• Task:
Strip the pictures and reproduce the rest of the listing exactly.

• Dataset content:

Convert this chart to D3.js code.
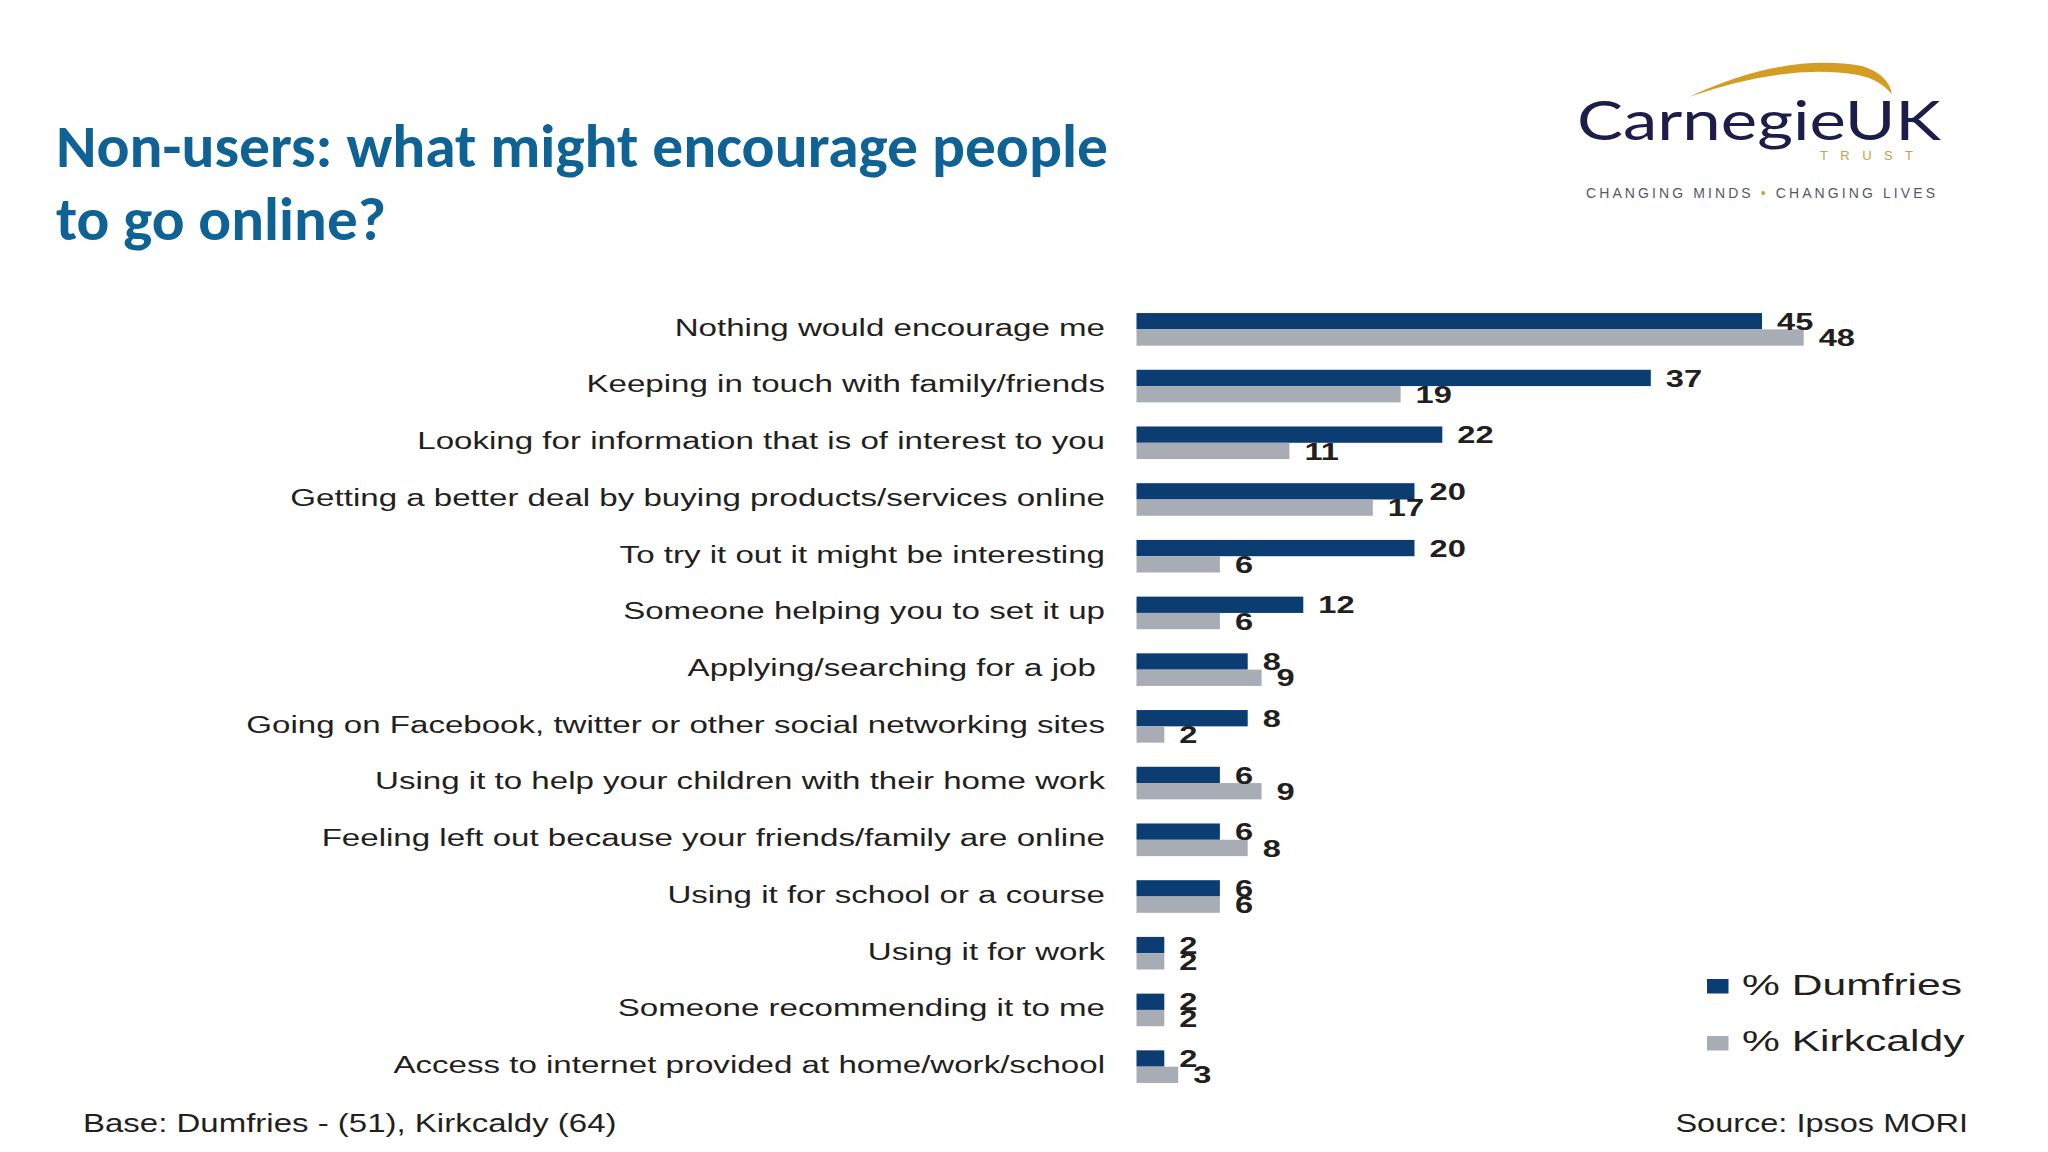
<!DOCTYPE html>
<html>
<head>
<meta charset="utf-8">
<script src="https://cdn.jsdelivr.net/npm/d3@7/dist/d3.min.js"></script>
<style>
  body { margin: 0; background: #fff; }
  svg { display: block; }
</style>
</head>
<body>
<div id="chart"></div>
<script>
const categories = [
  "Nothing would encourage me",
  "Keeping in touch with family/friends",
  "Looking for information that is of interest to you",
  "Getting a better deal by buying products/services online",
  "To try it out it might be interesting",
  "Someone helping you to set it up",
  "Applying/searching for a job ",
  "Going on Facebook, twitter or other social networking sites",
  "Using it to help your children with their home work",
  "Feeling left out because your friends/family are online",
  "Using it for school or a course",
  "Using it for work",
  "Someone recommending it to me",
  "Access to internet provided at home/work/school",
];
const dumfries = [45, 37, 22, 20, 20, 12, 8, 8, 6, 6, 6, 2, 2, 2];
const kirkcaldy = [48, 19, 11, 17, 6, 6, 9, 2, 9, 8, 6, 2, 2, 3];
const seriesNames = ["% Dumfries", "% Kirkcaldy"];
const colors = ["#0b3d73", "#a8adb5"];

const W = 2048;
const H = 1152;
const margin = { top: 301, left: 1136.5 };
const innerWidth = 695;
const innerHeight = 794;

const textColor = "#231f20";
const labelStretch = 1.42;
const valueStretch = 1.36;

const svg = d3
  .select("#chart")
  .append("svg")
  .attr("width", W)
  .attr("height", H);

svg.append("rect").attr("width", W).attr("height", H).attr("fill", "#fff");

// title
const title = svg
  .append("g")
  .attr("fill", "#0e6294")
  .attr("font-family", "Carlito, Lato, 'Open Sans', sans-serif")
  .attr("font-weight", 700)
  .attr("font-size", 60);
[
  ["Non-users: what might encourage people", 167, 1052],
  ["to go online?", 240, 330],
].forEach(([t, y, len]) => {
  title
    .append("text")
    .attr("x", 56)
    .attr("y", y)
    .attr("textLength", len)
    .attr("lengthAdjust", "spacingAndGlyphs")
    .text(t);
});

// logo
const logo = svg.append("g");
logo
  .append("path")
  .attr("d", "M1689,97 Q1785,52 1862,66 Q1888,74 1892,94 Q1879,79 1858,75 Q1785,63 1689,97 Z")
  .attr("fill", "#d49c22");
logo
  .append("text")
  .attr("x", 1577)
  .attr("y", 140)
  .attr("font-family", "Lato, 'Open Sans', sans-serif")
  .attr("font-size", 54)
  .attr("fill", "#1d1d4a")
  .attr("textLength", 364)
  .attr("lengthAdjust", "spacingAndGlyphs")
  .text("CarnegieUK");
logo
  .append("text")
  .attr("x", 1820)
  .attr("y", 160)
  .attr("font-family", "'Liberation Sans', Arial, sans-serif")
  .attr("font-size", 13)
  .attr("fill", "#c8a047")
  .attr("textLength", 93)
  .attr("lengthAdjust", "spacing")
  .text("TRUST");
const tag = logo
  .append("text")
  .attr("x", 1586)
  .attr("y", 198)
  .attr("font-family", "'Liberation Sans', Arial, sans-serif")
  .attr("font-size", 14)
  .attr("fill", "#555a60")
  .attr("textLength", 349)
  .attr("lengthAdjust", "spacing");
tag.append("tspan").text("CHANGING MINDS ");
tag.append("tspan").attr("fill", "#c9a04a").text("•");
tag.append("tspan").text(" CHANGING LIVES");

// scales
const xScale = d3.scaleLinear().domain([0, 50]).range([0, innerWidth]);
const yScale = d3
  .scaleBand()
  .domain(categories)
  .range([0, innerHeight])
  .paddingInner(0.425)
  .paddingOuter(0.2125);
const subScale = d3
  .scaleBand()
  .domain(seriesNames)
  .range([0, yScale.bandwidth()]);

const rows = categories.map((c, i) => ({
  category: c,
  values: [
    { series: seriesNames[0], value: dumfries[i] },
    { series: seriesNames[1], value: kirkcaldy[i] },
  ],
}));

const chart = svg
  .append("g")
  .attr("transform", `translate(${margin.left}, ${margin.top})`);

const group = chart
  .selectAll(".row")
  .data(rows)
  .enter()
  .append("g")
  .attr("class", "row")
  .attr("transform", (d) => `translate(0, ${yScale(d.category)})`);

group
  .selectAll("rect")
  .data((d) => d.values)
  .enter()
  .append("rect")
  .attr("x", 0)
  .attr("y", (d) => subScale(d.series))
  .attr("width", (d) => xScale(d.value))
  .attr("height", subScale.bandwidth())
  .attr("fill", (d, i) => colors[i]);

group
  .selectAll(".value")
  .data((d) => d.values)
  .enter()
  .append("text")
  .attr("class", "value")
  .attr(
    "transform",
    (d) =>
      `translate(${xScale(d.value) + 15}, ${subScale(d.series) + subScale.bandwidth() / 2}) scale(${valueStretch}, 1)`
  )
  .attr("dy", "0.36em")
  .attr("font-family", "'Liberation Sans', Arial, sans-serif")
  .attr("font-weight", "bold")
  .attr("font-size", 24)
  .attr("fill", textColor)
  .text((d) => d.value);

// category labels
chart
  .selectAll(".cat")
  .data(categories)
  .enter()
  .append("text")
  .attr("class", "cat")
  .attr(
    "transform",
    (d) =>
      `translate(${-31.5}, ${yScale(d) + yScale.bandwidth() / 2 - 2}) scale(${labelStretch}, 1)`
  )
  .attr("dy", "0.36em")
  .attr("text-anchor", "end")
  .style("white-space", "pre")
  .attr("font-family", "'Liberation Sans', Arial, sans-serif")
  .attr("font-size", 23.3)
  .attr("fill", textColor)
  .text((d) => d);

// legend
const legend = svg.append("g").attr("transform", "translate(1707, 979)");
legend
  .selectAll("rect")
  .data(seriesNames)
  .enter()
  .append("rect")
  .attr("x", 0)
  .attr("y", (d, i) => i * 57)
  .attr("width", 21.5)
  .attr("height", 14.5)
  .attr("fill", (d, i) => colors[i]);
legend
  .selectAll("text")
  .data(seriesNames)
  .enter()
  .append("text")
  .attr("transform", (d, i) => `translate(35, ${16 + i * 56}) scale(1.42, 1)`)
  .attr("font-family", "'Liberation Sans', Arial, sans-serif")
  .attr("font-size", 30)
  .attr("fill", textColor)
  .text((d) => d);

// footer
svg
  .append("text")
  .attr("transform", "translate(83, 1132) scale(1.32, 1)")
  .attr("font-family", "'Liberation Sans', Arial, sans-serif")
  .attr("font-size", 25)
  .attr("fill", textColor)
  .text("Base: Dumfries - (51), Kirkcaldy (64)");

svg
  .append("text")
  .attr("transform", "translate(1968, 1132) scale(1.27, 1)")
  .attr("text-anchor", "end")
  .attr("font-family", "'Liberation Sans', Arial, sans-serif")
  .attr("font-size", 25.6)
  .attr("fill", textColor)
  .text("Source: Ipsos MORI");
</script>
</body>
</html>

• Final result:
Convert this chart to D3.js code.
<!DOCTYPE html>
<html>
<head>
<meta charset="utf-8">
<script src="https://cdn.jsdelivr.net/npm/d3@7/dist/d3.min.js"></script>
<style>
  body { margin: 0; background: #fff; }
  svg { display: block; }
</style>
</head>
<body>
<div id="chart"></div>
<script>
const categories = [
  "Nothing would encourage me",
  "Keeping in touch with family/friends",
  "Looking for information that is of interest to you",
  "Getting a better deal by buying products/services online",
  "To try it out it might be interesting",
  "Someone helping you to set it up",
  "Applying/searching for a job ",
  "Going on Facebook, twitter or other social networking sites",
  "Using it to help your children with their home work",
  "Feeling left out because your friends/family are online",
  "Using it for school or a course",
  "Using it for work",
  "Someone recommending it to me",
  "Access to internet provided at home/work/school",
];
const dumfries = [45, 37, 22, 20, 20, 12, 8, 8, 6, 6, 6, 2, 2, 2];
const kirkcaldy = [48, 19, 11, 17, 6, 6, 9, 2, 9, 8, 6, 2, 2, 3];
const seriesNames = ["% Dumfries", "% Kirkcaldy"];
const colors = ["#0b3d73", "#a8adb5"];

const W = 2048;
const H = 1152;
const margin = { top: 301, left: 1136.5 };
const innerWidth = 695;
const innerHeight = 794;

const textColor = "#231f20";
const labelStretch = 1.42;
const valueStretch = 1.36;

const svg = d3
  .select("#chart")
  .append("svg")
  .attr("width", W)
  .attr("height", H);

svg.append("rect").attr("width", W).attr("height", H).attr("fill", "#fff");

// title
const title = svg
  .append("g")
  .attr("fill", "#0e6294")
  .attr("font-family", "Carlito, Lato, 'Open Sans', sans-serif")
  .attr("font-weight", 700)
  .attr("font-size", 60);
[
  ["Non-users: what might encourage people", 167, 1052],
  ["to go online?", 240, 330],
].forEach(([t, y, len]) => {
  title
    .append("text")
    .attr("x", 56)
    .attr("y", y)
    .attr("textLength", len)
    .attr("lengthAdjust", "spacingAndGlyphs")
    .text(t);
});

// logo
const logo = svg.append("g");
logo
  .append("path")
  .attr("d", "M1689,97 Q1785,52 1862,66 Q1888,74 1892,94 Q1879,79 1858,75 Q1785,63 1689,97 Z")
  .attr("fill", "#d49c22");
logo
  .append("text")
  .attr("x", 1577)
  .attr("y", 140)
  .attr("font-family", "Lato, 'Open Sans', sans-serif")
  .attr("font-size", 54)
  .attr("fill", "#1d1d4a")
  .attr("textLength", 364)
  .attr("lengthAdjust", "spacingAndGlyphs")
  .text("CarnegieUK");
logo
  .append("text")
  .attr("x", 1820)
  .attr("y", 160)
  .attr("font-family", "'Liberation Sans', Arial, sans-serif")
  .attr("font-size", 13)
  .attr("fill", "#c8a047")
  .attr("textLength", 93)
  .attr("lengthAdjust", "spacing")
  .text("TRUST");
const tag = logo
  .append("text")
  .attr("x", 1586)
  .attr("y", 198)
  .attr("font-family", "'Liberation Sans', Arial, sans-serif")
  .attr("font-size", 14)
  .attr("fill", "#555a60")
  .attr("textLength", 349)
  .attr("lengthAdjust", "spacing");
tag.append("tspan").text("CHANGING MINDS ");
tag.append("tspan").attr("fill", "#c9a04a").text("•");
tag.append("tspan").text(" CHANGING LIVES");

// scales
const xScale = d3.scaleLinear().domain([0, 50]).range([0, innerWidth]);
const yScale = d3
  .scaleBand()
  .domain(categories)
  .range([0, innerHeight])
  .paddingInner(0.425)
  .paddingOuter(0.2125);
const subScale = d3
  .scaleBand()
  .domain(seriesNames)
  .range([0, yScale.bandwidth()]);

const rows = categories.map((c, i) => ({
  category: c,
  values: [
    { series: seriesNames[0], value: dumfries[i] },
    { series: seriesNames[1], value: kirkcaldy[i] },
  ],
}));

const chart = svg
  .append("g")
  .attr("transform", `translate(${margin.left}, ${margin.top})`);

const group = chart
  .selectAll(".row")
  .data(rows)
  .enter()
  .append("g")
  .attr("class", "row")
  .attr("transform", (d) => `translate(0, ${yScale(d.category)})`);

group
  .selectAll("rect")
  .data((d) => d.values)
  .enter()
  .append("rect")
  .attr("x", 0)
  .attr("y", (d) => subScale(d.series))
  .attr("width", (d) => xScale(d.value))
  .attr("height", subScale.bandwidth())
  .attr("fill", (d, i) => colors[i]);

group
  .selectAll(".value")
  .data((d) => d.values)
  .enter()
  .append("text")
  .attr("class", "value")
  .attr(
    "transform",
    (d) =>
      `translate(${xScale(d.value) + 15}, ${subScale(d.series) + subScale.bandwidth() / 2}) scale(${valueStretch}, 1)`
  )
  .attr("dy", "0.36em")
  .attr("font-family", "'Liberation Sans', Arial, sans-serif")
  .attr("font-weight", "bold")
  .attr("font-size", 24)
  .attr("fill", textColor)
  .text((d) => d.value);

// category labels
chart
  .selectAll(".cat")
  .data(categories)
  .enter()
  .append("text")
  .attr("class", "cat")
  .attr(
    "transform",
    (d) =>
      `translate(${-31.5}, ${yScale(d) + yScale.bandwidth() / 2 - 2}) scale(${labelStretch}, 1)`
  )
  .attr("dy", "0.36em")
  .attr("text-anchor", "end")
  .style("white-space", "pre")
  .attr("font-family", "'Liberation Sans', Arial, sans-serif")
  .attr("font-size", 23.3)
  .attr("fill", textColor)
  .text((d) => d);

// legend
const legend = svg.append("g").attr("transform", "translate(1707, 979)");
legend
  .selectAll("rect")
  .data(seriesNames)
  .enter()
  .append("rect")
  .attr("x", 0)
  .attr("y", (d, i) => i * 57)
  .attr("width", 21.5)
  .attr("height", 14.5)
  .attr("fill", (d, i) => colors[i]);
legend
  .selectAll("text")
  .data(seriesNames)
  .enter()
  .append("text")
  .attr("transform", (d, i) => `translate(35, ${16 + i * 56}) scale(1.42, 1)`)
  .attr("font-family", "'Liberation Sans', Arial, sans-serif")
  .attr("font-size", 30)
  .attr("fill", textColor)
  .text((d) => d);

// footer
svg
  .append("text")
  .attr("transform", "translate(83, 1132) scale(1.32, 1)")
  .attr("font-family", "'Liberation Sans', Arial, sans-serif")
  .attr("font-size", 25)
  .attr("fill", textColor)
  .text("Base: Dumfries - (51), Kirkcaldy (64)");

svg
  .append("text")
  .attr("transform", "translate(1968, 1132) scale(1.27, 1)")
  .attr("text-anchor", "end")
  .attr("font-family", "'Liberation Sans', Arial, sans-serif")
  .attr("font-size", 25.6)
  .attr("fill", textColor)
  .text("Source: Ipsos MORI");
</script>
</body>
</html>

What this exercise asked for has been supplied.